First, put the system somewhere you cannot avoid seeing it. Physical whiteboard on your office wall. A pinned tab that opens when you start your browser. The first page of the notebook you open every morning. Visibility creates accountability without requiring another person to hold you to it.
Second, treat the Sunday setup and Friday review as sacred appointments. These two ten-minute sessions are what make the rest of the week coherent. Miss one and the system gets fuzzy. Miss two and it collapses. Keep them and everything else falls into place with less effort than you expect.
Third, do not try to be perfect at this in week one. The first week you run the system, you will probably only hit one of your three focus areas. That is fine. The system is showing you your real capacity, not your aspirational capacity. Adjust accordingly. By week four, you will have a far more accurate picture of what a great week actually looks like for you.

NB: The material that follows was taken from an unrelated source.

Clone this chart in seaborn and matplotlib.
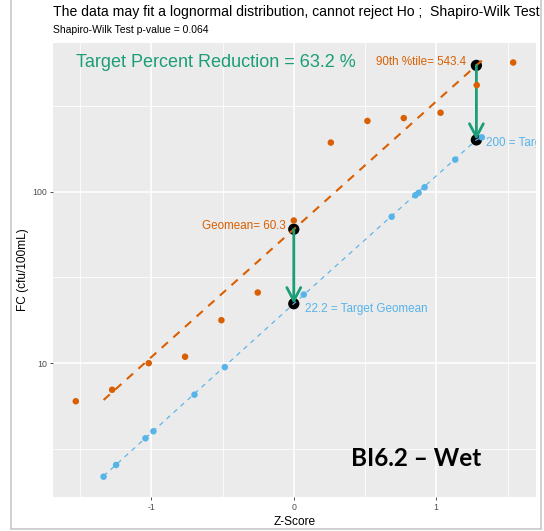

The CEO Mindset That Underlies All of This
Here is the reframe that makes everything click: you are the CEO of your own output. Not your employer, not your clients, not the loudest voice in your inbox. You.
A good CEO does not just respond to what comes in. They decide in advance what matters, build the week around those decisions, and hold themselves accountable to results. They have a cadence that does not change based on their mood or how many fires popped up Monday morning. The operating rhythm is constant. Everything else adjusts around it.
That is what the One-Page Operating System gives you. Not more structure for structure's sake. A decision-making rhythm that separates the men who build things from the men who are perpetually busy and perpetually behind.
Build It This Week
Open a blank document or grab a piece of paper right now. Write your 90-day target at the top. Below that, your three focus outcomes for this week. Block your daily power block on your calendar before you do anything else today. Write your not-doing list, even if it is just two items. Come Friday, spend ten minutes on the pulse check.
That is the full system. One week of running it consistently and you will understand immediately why the people who operate this way outperform everyone who does not.